Google DeepMind Artificial Intelligence Learns to Talk

Miles Willis/Getty Images

Using an “artificial brain,” Google DeepMind researchers have developed a new voice synthesizing technique they claim is at least 50% closer to real human speech than current text-to-speech (TTS) systems in both US English and Mandarin Chinese.

The system, known as WaveNet, is able to generate human speech by forming individual sound waves that are used in a human voice. Additionally, because it is designed to mimic human brain function, WaveNet is capable of learning from extremely detailed — at least 16,000 samples per second — audio samples. The program statistically chooses which samples to use and pieces them together, producing raw audio.

While most of the existing TTS systems also use the same “piece by piece” idea, they largely utilize concatenative TTS. Despite drawing from a large database, these systems are restricted to combinations of short recorded speech fragments from a single speaker, which makes modifying the voice or its inflection difficult.  As an alternative, some TTS systems use parametric TTS — processing information through a voice synthesizer — but the resulting output doesn’t sound very natural.

With WaveNet’s ability to produce raw audio output, the program is capable of seamless transitions between multiple voices, with researchers saying that further additions of emotions and accents will produce speech that sounds even more realistic. “To make sure [WaveNet] knew which voice to use for any given utterance, we conditioned the network on the identity of the speaker,” the researchers said.

Training a program capable of learning the intricacies of multiple voices, both male and female — including breathing and mouth movements — was revealing for the researchers: “Interestingly, we found that training on many speakers made it better at modelling a single speaker than training on that speaker alone, suggesting a form of transfer learning.”

Additionally, WaveNet isn’t just limited to speech. “As well as yielding more natural-sounding speech, using raw waveforms means that WaveNet can model any kind of audio, including music,” said researchers.

It will be a bit before WaveNet goes mainstream, however. The whole process requires an exorbitant amount of computational power. Beyond the 16,000 plus audio sample training, the program must take each sample and predict what the soundwave should look like based on each of the previous samples — a “clearly challenging task,” according to the research team.

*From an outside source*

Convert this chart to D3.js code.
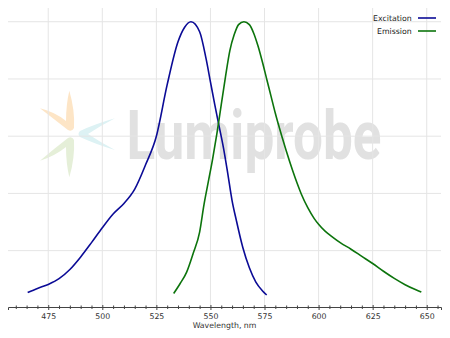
<!DOCTYPE html>
<html>
<head>
<meta charset="utf-8">
<script src="https://cdn.jsdelivr.net/npm/d3@7"></script>
<style>
  html, body { margin: 0; padding: 0; background: #fff; }
  svg { display: block; font-family: "DejaVu Sans", sans-serif; }
</style>
</head>
<body>
<div id="chart"></div>
<script>
// Excitation spectrum (wavelength nm, normalized intensity)
var excitationNm  = [465.5, 470, 475, 480, 485, 490, 495, 500, 505, 510, 515, 520, 525, 530, 535, 538, 541, 545, 548, 550, 552, 554, 556, 558, 560, 562, 565, 568, 571, 574, 576];
var excitationVal = [0.054, 0.068, 0.082, 0.102, 0.134, 0.178, 0.228, 0.28, 0.328, 0.365, 0.415, 0.50, 0.60, 0.78, 0.93, 0.98, 1.0, 0.965, 0.87, 0.79, 0.71, 0.635, 0.56, 0.47, 0.375, 0.305, 0.21, 0.14, 0.09, 0.06, 0.045];

// Emission spectrum
var emissionNm  = [533, 536, 539, 542, 545, 547, 549, 551, 553, 555, 557, 559, 561, 563, 565.5, 568, 570, 572, 574, 576, 578, 580, 583, 585, 588, 590, 592, 595, 598, 600, 603, 606, 610, 615, 620, 625, 630, 635, 640, 645, 647.5];
var emissionVal = [0.05, 0.085, 0.125, 0.19, 0.265, 0.36, 0.44, 0.52, 0.61, 0.71, 0.81, 0.90, 0.955, 0.99, 1.0, 0.99, 0.96, 0.915, 0.86, 0.80, 0.74, 0.68, 0.60, 0.55, 0.48, 0.437, 0.398, 0.35, 0.312, 0.292, 0.268, 0.25, 0.228, 0.205, 0.18, 0.155, 0.128, 0.103, 0.081, 0.063, 0.055];

var xTicks = [475, 500, 525, 550, 575, 600, 625, 650];
var yGrid  = [0.2, 0.4, 0.6, 0.8, 1.0];
var seriesNames = ["Excitation", "Emission"];

var w = 450, h = 338;
var margin = {top: 8, right: 9, bottom: 31, left: 8},
    width = w - margin.left - margin.right,
    height = h - margin.top - margin.bottom;

var svg = d3.select("#chart").append("svg")
    .attr("width", w)
    .attr("height", h);

var g = svg.append("g")
    .attr("transform", "translate(" + margin.left + "," + margin.top + ")");

var x = d3.scaleLinear().domain([456.4, 656.6]).range([0, width]);
var y = d3.scaleLinear().domain([0.003, 1.048]).range([height, 0]);

// ****************** watermark ***************************
var logo = g.append("g").attr("class", "watermark");
// orange petal pair
logo.append("path")
    .attr("d", "M61.3 82.7 Q67 102 66 120 Q64 124 60 122 Q47 112 32 100.3 Q47 104 58 113 Q58 97 61.3 82.7 Z")
    .attr("fill", "#fde5c6");
// cyan chevron
logo.append("path")
    .attr("d", "M107 110.3 Q87 116 72 123 Q69 126 72 129 Q87 136 107 142 Q92 134 80 126 Q92 118 107 110.3 Z")
    .attr("fill", "#ddf2f4");
// green petal pair
logo.append("path")
    .attr("d", "M61.3 169.3 Q67 150 66 132 Q64 128 60 130 Q47 140 32 152.7 Q47 148 58 139 Q58 155 61.3 169.3 Z")
    .attr("fill", "#e5efd8");

logo.append("text")
    .attr("x", 118.5)
    .attr("y", 150.5)
    .attr("textLength", 255)
    .attr("lengthAdjust", "spacingAndGlyphs")
    .style("font-family", "Roboto, sans-serif")
    .style("font-weight", "bold")
    .style("font-size", "69px")
    .attr("fill", "#e1e1e1")
    .text("Lumiprobe");

// ****************** grid ***************************
g.append("g").selectAll("line.vgrid")
    .data(xTicks)
  .enter().append("line")
    .attr("class", "vgrid")
    .attr("x1", function(d) { return x(d); })
    .attr("x2", function(d) { return x(d); })
    .attr("y1", 0)
    .attr("y2", height)
    .attr("stroke", "#e5e5e5")
    .attr("stroke-width", 1);

g.append("g").selectAll("line.hgrid")
    .data(yGrid)
  .enter().append("line")
    .attr("class", "hgrid")
    .attr("x1", 0)
    .attr("x2", width)
    .attr("y1", function(d) { return y(d); })
    .attr("y2", function(d) { return y(d); })
    .attr("stroke", "#e5e5e5")
    .attr("stroke-width", 1);

// ****************** x axis ***************************
var xAxis = g.append("g")
    .attr("transform", "translate(0," + height + ")");

// minor ticks every 5 nm
var minor = d3.range(460, 656, 5).filter(function(d) { return d % 25 !== 0; });
xAxis.call(d3.axisBottom(x).tickValues(minor).tickSize(2).tickFormat(""));
xAxis.selectAll(".tick line").attr("y1", -1.5).attr("stroke", "#444");

var xMajor = g.append("g")
    .attr("transform", "translate(0," + height + ")")
    .call(d3.axisBottom(x).tickValues(xTicks).tickSize(3).tickPadding(3).tickFormat(d3.format("d")));
xMajor.selectAll(".tick line").attr("y1", -2).attr("stroke", "#444");
xMajor.selectAll(".tick text")
    .style("font-family", "DejaVu Sans, sans-serif")
    .style("font-size", "7.8px")
    .attr("fill", "#333");
xMajor.select(".domain").attr("stroke", "#444");
xAxis.select(".domain").remove();

g.append("text")
    .attr("x", width / 2)
    .attr("y", height + 20.5)
    .attr("text-anchor", "middle")
    .style("font-size", "7.8px")
    .attr("fill", "#333")
    .text("Wavelength, nm");

// ****************** lines ***************************
var line = d3.line()
    .x(function(d) { return x(d[0]); })
    .y(function(d) { return y(d[1]); })
    .curve(d3.curveMonotoneX);

var series = [
  {name: seriesNames[0], color: "#0b0b96", data: d3.zip(excitationNm, excitationVal)},
  {name: seriesNames[1], color: "#0c740c", data: d3.zip(emissionNm, emissionVal)}
];

g.selectAll("path.spectrum")
    .data(series)
  .enter().append("path")
    .attr("class", "spectrum")
    .attr("d", function(d) { return line(d.data); })
    .attr("fill", "none")
    .attr("stroke", function(d) { return d.color; })
    .attr("stroke-width", 1.6);

// ****************** legend ***************************
var legend = g.selectAll("g.legend")
    .data(series)
  .enter().append("g")
    .attr("class", "legend")
    .attr("transform", function(d, i) { return "translate(0," + (10 + i * 13) + ")"; });

legend.append("text")
    .attr("x", 403.7)
    .attr("dy", "0.35em")
    .attr("text-anchor", "end")
    .style("font-size", "7.8px")
    .attr("fill", "#222")
    .text(function(d) { return d.name; });

legend.append("line")
    .attr("x1", 410)
    .attr("x2", 428)
    .attr("stroke", function(d) { return d.color; })
    .attr("stroke-width", 1.6);
</script>
</body>
</html>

Prior to WaveNet, DeepMind created AlphaGo, an artificial intelligence system that bested the world champion human player in the strategy game Go earlier this year. And before that, DeepMind killed at the arcade, mastering video games without any human instruction on how to play.  Additionally, the company’s research and technology allowed Google to reduce its data center electric bill by 40%, resulting in financial savings great enough to justify the cool half billion Google shelled out for the British artificial intelligence agency in 2014.